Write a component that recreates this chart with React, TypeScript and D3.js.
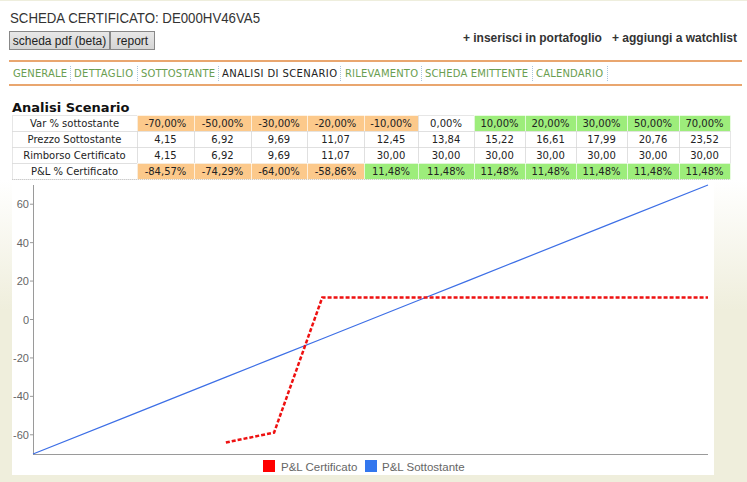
import React from "react";
import * as d3 from "d3";

const title = "SCHEDA CERTIFICATO: DE000HV46VA5";
const buttons = ["scheda pdf (beta)", "report"];
const tabs = ["GENERALE", "DETTAGLIO", "SOTTOSTANTE", "ANALISI DI SCENARIO", "RILEVAMENTO", "SCHEDA EMITTENTE", "CALENDARIO"];
const activeTab = "ANALISI DI SCENARIO";
const rowLabels = ["Var % sottostante", "Prezzo Sottostante", "Rimborso Certificato", "P&L % Certificato"];
const varSottostante = [-70, -50, -30, -20, -10, 0, 10, 20, 30, 50, 70];
const prezzoSottostante = [4.15, 6.92, 9.69, 11.07, 12.45, 13.84, 15.22, 16.61, 17.99, 20.76, 23.52];
const rimborsoCertificato = [4.15, 6.92, 9.69, 11.07, 30.0, 30.0, 30.0, 30.0, 30.0, 30.0, 30.0];
const plCertificato = [-84.57, -74.29, -64.0, -58.86, 11.48, 11.48, 11.48, 11.48, 11.48, 11.48, 11.48];
const yTicks = [-60, -40, -20, 0, 20, 40, 60];
const legendLabels = ["P&L Certificato", "P&L Sottostante"];

const colWidths = [57, 57, 56, 57, 54, 56, 51, 51, 51, 52, 51];

const fmt = (v: number) => v.toFixed(2).replace(".", ",");
const fmtPct = (v: number) => fmt(v) + "%";

const ORANGE = "#fcc98b";
const GREEN = "#9ded7b";
const RED = "#ee1111";
const BLUE = "#3d6fe6";
const VERD = "Verdana, 'DejaVu Sans', sans-serif";
const ARIAL = "'Liberation Sans', Arial, sans-serif";

export default function App() {
  const W = 747, H = 482;
  const x = d3.scaleLinear().domain([-70, 70]).range([33, 708]);
  const y = d3.scaleLinear().domain([-70, 70]).range([454, 185]);

  const sottoPts = varSottostante.map((v) => ({ x: v, y: v }));
  const certPts = varSottostante.map((v, i) => ({ x: v, y: plCertificato[i] }));
  const line = d3
    .line<{ x: number; y: number }>()
    .defined((d) => d.y >= -70)
    .x((d) => x(d.x))
    .y((d) => y(d.y));

  const tableX0 = 12, firstCol = 125, rowH = 16, tableY0 = 115;
  const colX: number[] = [];
  let acc = tableX0 + firstCol;
  colWidths.forEach((w) => { colX.push(acc); acc += w; });
  const tableX1 = acc;

  const rows = [
    varSottostante.map((v) => ({ t: fmtPct(v), bg: v < 0 ? ORANGE : v > 0 ? GREEN : "#fff" })),
    prezzoSottostante.map((v) => ({ t: fmt(v), bg: "#fff" })),
    rimborsoCertificato.map((v) => ({ t: fmt(v), bg: "#fff" })),
    plCertificato.map((v) => ({ t: fmtPct(v), bg: v < 0 ? ORANGE : v > 0 ? GREEN : "#fff" })),
  ];

  const tabStarts = [13, 74, 141, 222, 345, 425, 536];
  const tabSeps = [70, 137, 218, 340, 421, 532, 607];
  const tabWidths = [54, 59, 74, 115, 73, 103, 67];

  return (
    <svg width={W} height={H} style={{ position: "absolute", left: 0, top: 0 }} xmlns="http://www.w3.org/2000/svg">
      <defs>
        <linearGradient id="side" x1="0" y1="0" x2="0" y2="1">
          <stop offset="0" stopColor="#ffffff" />
          <stop offset="1" stopColor="#efeedc" />
        </linearGradient>
        <linearGradient id="btn" x1="0" y1="0" x2="0" y2="1">
          <stop offset="0" stopColor="#e8e8e8" />
          <stop offset="1" stopColor="#d4d4d4" />
        </linearGradient>
      </defs>
      <rect x={0} y={0} width={W} height={H} fill="#ffffff" />
      <rect x={0} y={180} width={W} height={H - 180} fill="#efeedc" />
      <rect x={0} y={180} width={12} height={130} fill="url(#side)" />
      <rect x={714} y={180} width={33} height={130} fill="url(#side)" />
      <rect x={12} y={178} width={702} height={297} fill="#ffffff" />
      <line x1={0} y1={0.5} x2={W} y2={0.5} stroke="#eeeedd" />

      {/* header */}
      <text x={10} y={23} fontFamily={ARIAL} fontSize={14} fill="#333" textLength={250} lengthAdjust="spacingAndGlyphs">{title}</text>
      <rect x={9.5} y={31.5} width={100} height={18} fill="url(#btn)" stroke="#888" />
      <rect x={110.5} y={31.5} width={44} height={18} fill="url(#btn)" stroke="#888" />
      <text x={59.5} y={45} textAnchor="middle" fontFamily={ARIAL} fontSize={12} fill="#222">{buttons[0]}</text>
      <text x={132.5} y={45} textAnchor="middle" fontFamily={ARIAL} fontSize={12} fill="#222">{buttons[1]}</text>
      <text x={737} y={42} textAnchor="end" fontFamily={ARIAL} fontSize={12} fontWeight="bold" fill="#333">
        + inserisci in portafoglio{"\u00a0\u00a0\u00a0"}+ aggiungi a watchlist
      </text>

      <line x1={9} y1={61} x2={742} y2={61} stroke="#e2893f" strokeWidth={1.5} />
      <line x1={9} y1={85} x2={742} y2={85} stroke="#e2893f" strokeWidth={1.5} />
      {tabs.map((t, i) => (
        <g key={t}>
          <text x={tabStarts[i]} y={77} fontFamily={VERD} fontSize={10} fill={t === activeTab ? "#222" : "#6a9e50"} textLength={tabWidths[i]} lengthAdjust="spacing">{t}</text>
          <line x1={tabSeps[i] + 0.5} y1={66} x2={tabSeps[i] + 0.5} y2={81} stroke="#a9c4dc" strokeDasharray="1,1" />
        </g>
      ))}

      {/* table */}
      <text x={12} y={112} fontFamily={VERD} fontSize={13} fontWeight="bold" fill="#111">Analisi Scenario</text>
      {rows.map((row, r) => (
        <g key={r}>
          <rect x={tableX0 + 0.5} y={tableY0 + r * rowH + 0.5} width={firstCol} height={rowH} fill="#fff" stroke="#cccccc" strokeDasharray="1,1" />
          <text x={tableX0 + firstCol / 2} y={tableY0 + r * rowH + 12} textAnchor="middle" fontFamily={VERD} fontSize={10} fill="#222">{rowLabels[r]}</text>
          {row.map((c, i) => (
            <g key={i}>
              <rect x={colX[i] + 0.5} y={tableY0 + r * rowH + 0.5} width={colWidths[i]} height={rowH} fill={c.bg} stroke={c.bg === "#fff" ? "#cccccc" : "#ffffff"} strokeDasharray={c.bg === "#fff" ? "1,1" : "none"} strokeWidth={c.bg === "#fff" ? 1 : 0.5} />
              <text x={colX[i] + colWidths[i] / 2} y={tableY0 + r * rowH + 12} textAnchor="middle" fontFamily={VERD} fontSize={10} fill="#222">{c.t}</text>
            </g>
          ))}
        </g>
      ))}
      <line x1={tableX0} y1={tableY0 + 4 * rowH + 0.5} x2={tableX1} y2={tableY0 + 4 * rowH + 0.5} stroke="#cccccc" strokeDasharray="1,1" />

      {/* chart axes */}
      <line x1={33.5} y1={185} x2={33.5} y2={454} stroke="#9a9a9a" />
      <line x1={33} y1={454.5} x2={708} y2={454.5} stroke="#9a9a9a" />
      {yTicks.map((t) => (
        <g key={t}>
          <line x1={30} y1={y(t)} x2={33} y2={y(t)} stroke="#9a9a9a" />
          <text x={29} y={y(t) + 4} textAnchor="end" fontFamily={ARIAL} fontSize={11} fill="#666">{t}</text>
        </g>
      ))}

      <path d={line(sottoPts) || ""} fill="none" stroke={BLUE} strokeWidth={1.2} />
      <path d={line(certPts) || ""} fill="none" stroke={RED} strokeWidth={2.5} strokeDasharray="4,2" />

      {/* legend */}
      <rect x={263} y={460} width={12} height={12} fill="#ff0000" />
      <text x={281} y={470.5} fontFamily={ARIAL} fontSize={11.5} fill="#666">{legendLabels[0]}</text>
      <rect x={365} y={460} width={12} height={12} fill="#3377ee" />
      <text x={382} y={470.5} fontFamily={ARIAL} fontSize={11.5} fill="#666">{legendLabels[1]}</text>
    </svg>
  );
}
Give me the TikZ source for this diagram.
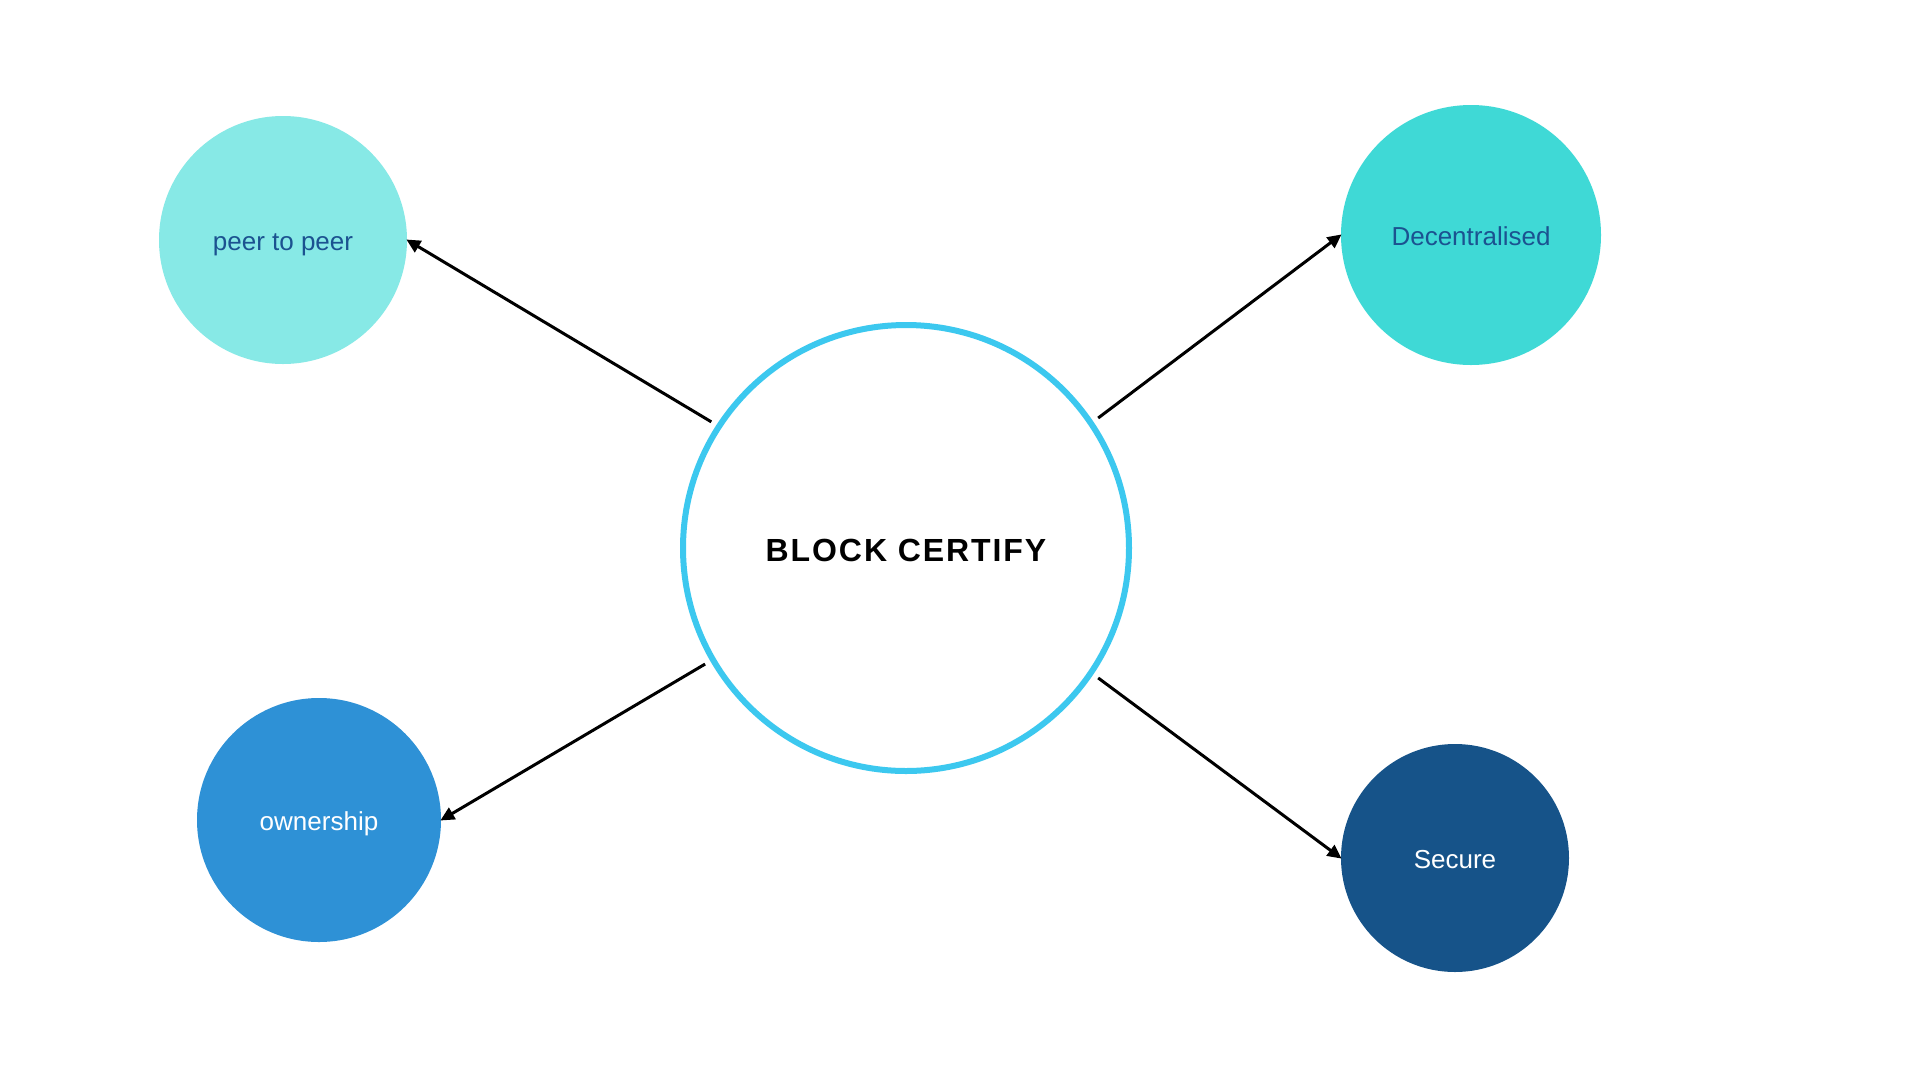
\documentclass[tikz,border=0pt]{standalone}
\usepackage{fontspec}
\setmainfont{Liberation Sans}
\newfontfamily\titlefont[LetterSpace=6]{Liberation Sans}
\usetikzlibrary{arrows.meta}
\definecolor{peercol}{HTML}{87E9E6}
\definecolor{decol}{HTML}{3FD9D6}
\definecolor{owncol}{HTML}{2E91D6}
\definecolor{seccol}{HTML}{165389}
\definecolor{ringcol}{HTML}{3CC8EF}
\definecolor{darktext}{HTML}{1B5290}
\tikzset{
  bubble/.style={circle, inner sep=0pt, text height=20pt, text depth=0pt, font=\fontsize{26}{30}\selectfont},
  conn/.style={line width=3pt, black, -{Triangle[length=14pt,width=13pt]}, shorten >=-1pt, shorten <=6pt}
}
\begin{document}
\begin{tikzpicture}[x=1pt,y=-1pt]
\useasboundingbox[fill=white] (0,0) rectangle (1920,1080);
\node[circle, draw=ringcol, line width=6pt, fill=white, minimum size=446pt, inner sep=0pt,
      text height=27pt, text depth=0pt,
      font=\titlefont\bfseries\fontsize{32}{36}\selectfont] (core) at (906,548) {BLOCK CERTIFY};
\node[bubble, fill=peercol, text=darktext, minimum size=248pt] (peer) at (283,240) {peer to peer};
\node[bubble, fill=decol, text=darktext, minimum size=260pt] (dec) at (1471,235) {Decentralised};
\node[bubble, fill=owncol, text=white, minimum size=244pt] (own) at (319,820) {ownership};
\node[bubble, fill=seccol, text=white, minimum size=228pt] (sec) at (1455,858) {Secure};
\draw[conn] (core.147) -- (peer.east);
\draw[conn] (core.34) -- (dec.west);
\draw[conn] (core.210) -- (own.east);
\draw[conn] (core.-34) -- (sec.west);
\end{tikzpicture}
\end{document}
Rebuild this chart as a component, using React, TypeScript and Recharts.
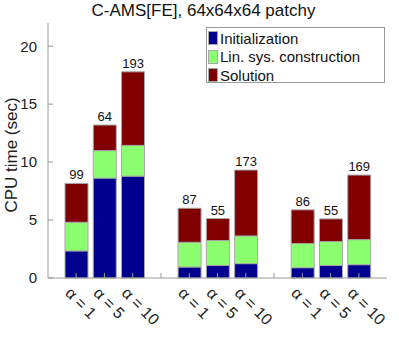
import React from "react";
import { BarChart, Bar, XAxis, YAxis, LabelList } from "recharts";

// run setups: three groups of alpha values, blank slots between groups
const categories = ["α = 1", "α = 5", "α = 10", "", "α = 1", "α = 5", "α = 10", "", "α = 1", "α = 5", "α = 10"];
const initTime = [2.34, 8.62, 8.79, null, 0.95, 1.09, 1.24, null, 0.89, 1.09, 1.15];
const linSysTime = [2.47, 2.37, 2.65, null, 2.13, 2.14, 2.39, null, 2.08, 2.05, 2.16];
const solutionTime = [3.35, 2.21, 6.35, null, 2.94, 1.9, 5.68, null, 2.91, 1.96, 5.57];
const iterations = [99, 64, 193, null, 87, 55, 173, null, 86, 55, 169];
const yTicks = [0, 5, 10, 15, 20];

const series = [
  { key: "init", name: "Initialization", color: "#00008f" },
  { key: "lin", name: "Lin. sys. construction", color: "#8cff70" },
  { key: "sol", name: "Solution", color: "#800000" },
];

const data = categories.map((name, i) => ({
  name,
  init: initTime[i],
  lin: linSysTime[i],
  sol: solutionTime[i],
  iters: iterations[i],
}));

const FONT = "'Liberation Sans', Arial, Helvetica, sans-serif";
const AXIS = "#999999";

const AlphaTick = (props: any) => {
  const { x, payload } = props;
  if (!payload.value) return null;
  const tx = x - 12;
  const ty = 294;
  return (
    <text
      x={tx}
      y={ty}
      transform={`rotate(45 ${tx} ${ty})`}
      fontSize={16}
      fill="#222"
      fontFamily={FONT}
      textAnchor="start"
      style={{ whiteSpace: "pre" }}
    >
      {payload.value}
    </text>
  );
};

export default function App() {
  return (
    <div style={{ position: "absolute", left: 0, top: 0, width: 399, height: 338, fontFamily: FONT, background: "#fff" }}>
      <div style={{ position: "absolute", left: 0, top: 1, width: 407, textAlign: "center", fontSize: 17, lineHeight: "20px", color: "#111" }}>
        C-AMS[FE], 64x64x64 patchy
      </div>
      <div
        style={{
          position: "absolute",
          left: 12,
          top: 155,
          transform: "translate(-50%, -50%) rotate(-90deg)",
          fontSize: 17,
          whiteSpace: "nowrap",
          color: "#222",
        }}
      >
        CPU time (sec)
      </div>
      <BarChart width={399} height={338} data={data} margin={{ top: 23, right: 12, left: 0, bottom: 0 }} barSize={23}>
        <XAxis
          dataKey="name"
          height={60}
          padding={{ left: 14, right: 14 }}
          stroke={AXIS}
          tickSize={-5}
          tickMargin={15}
          tick={<AlphaTick />}
          interval={0}
        />
        <XAxis
          xAxisId="top"
          dataKey="name"
          orientation="top"
          height={0}
          padding={{ left: 14, right: 14 }}
          stroke={AXIS}
          tickSize={-5}
          tick={false}
          interval={0}
        />
        <YAxis
          width={48}
          domain={[0, 22]}
          ticks={yTicks}
          stroke={AXIS}
          tickSize={-5}
          tickMargin={16}
          tick={{ fontSize: 15, fill: "#222", fontFamily: FONT }}
        />
        <YAxis yAxisId="right" orientation="right" width={0} domain={[0, 22]} ticks={yTicks} stroke={AXIS} tickSize={-5} tick={false} />
        {series.map((s, i) => (
          <Bar
            key={s.key}
            dataKey={s.key}
            name={s.name}
            stackId="t"
            fill={s.color}
            stroke="#a8a8a8"
            strokeWidth={1}
            isAnimationActive={false}
          >
            {i === series.length - 1 && (
              <LabelList dataKey="iters" position="top" offset={4} fontSize={13} fill="#111" fontFamily={FONT} />
            )}
          </Bar>
        ))}
      </BarChart>
      <div
        style={{
          position: "absolute",
          left: 206,
          top: 27,
          width: 176,
          height: 53,
          border: `1px solid ${AXIS}`,
          background: "#fff",
          fontSize: 15,
          color: "#111",
          padding: "1px 0 0 1px",
        }}
      >
        {series.map((s) => (
          <div key={s.key} style={{ display: "flex", alignItems: "center", height: 18.5 }}>
            <span style={{ display: "inline-block", width: 10, height: 14, background: s.color, border: "1px solid #a8a8a8", boxSizing: "border-box", marginRight: 2 }} />
            {s.name}
          </div>
        ))}
      </div>
    </div>
  );
}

* * * * * * *

Aim of the exercise: Quote only what lies between the first line of the records and the line containing "import * as", please, including both lines and excluding images.

Expected answer:
Write a component that recreates this chart with React, TypeScript and D3.js.
import React from "react";
import * as d3 from "d3";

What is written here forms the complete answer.